As we’re all finding out though, this all comes with a massive "but". AI outputs are frequently plagued by hallucinations, and in the world of code, that means things that just won’t work, even if they look plausible. Worse than that, they can produce code that appears to work, but is full of subtle bugs, security issues, or performance nightmares. From a code quality point of view, we know that AI tools will often produce code that’s filled with copy-paste and duplication, weird hacks, and undecipherable spaghetti code that spells a maintenance nightmare.
Mitigations for AI’s Shortcomings Sure Look a Lot Like TDD
If you read the advice, even from AI companies themselves, about the best way to work with AI, you’ll find that it performs best when working in small, well-defined contexts, with frequent checks for correctness.
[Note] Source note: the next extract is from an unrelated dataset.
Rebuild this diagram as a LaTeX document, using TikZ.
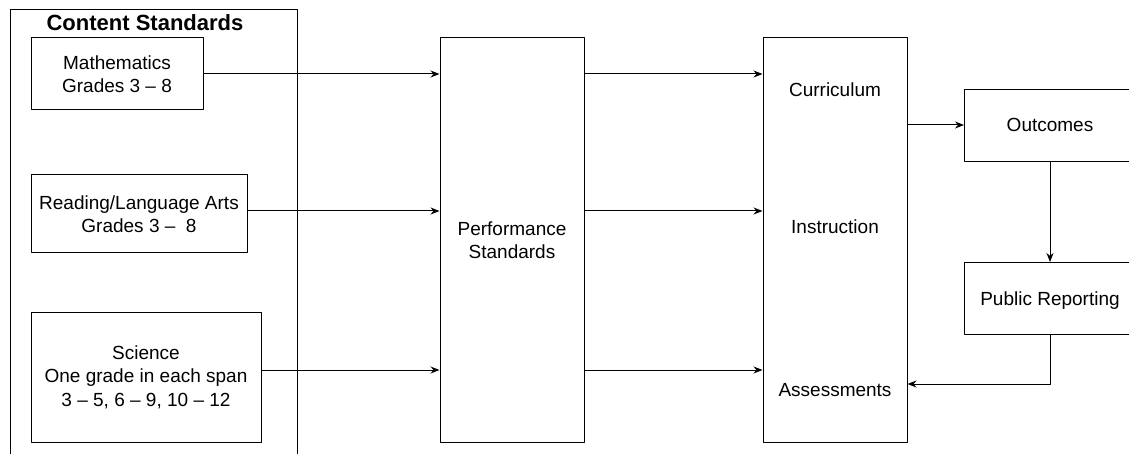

When taking on larger tasks, the advice is to break them down into smaller, well-defined pieces, with clearly defined success criteria.
When we’re thinking about the problem of hallucinations, it sure seems like having a comprehensive test suite and running it frequently, is going to be a must-have.
When we’re thinking about code quality, the idea of having a human in the loop, with frequent pauses for review and refactoring, again seems like a key mitigation.
In short, all of the techniques of test-driven development that are outlined in this book:
-
Defining a test that describes each small change of functionality, before we write the code for it
-
Breaking our problem down into small pieces and working incrementally, with frequent test runs to catch bugs, regressions, and hallucinations
-
The "refactor" step in TDD’s red/green/refactor cycle, which gives us a regular reminder for the human in the loop to review and improve the code.
TDD is all about finding a structured, safer way of developing software, reducing the risk of bugs and regressions and improving code quality, and these are very much the exact same things that we need to achieve when working with AI.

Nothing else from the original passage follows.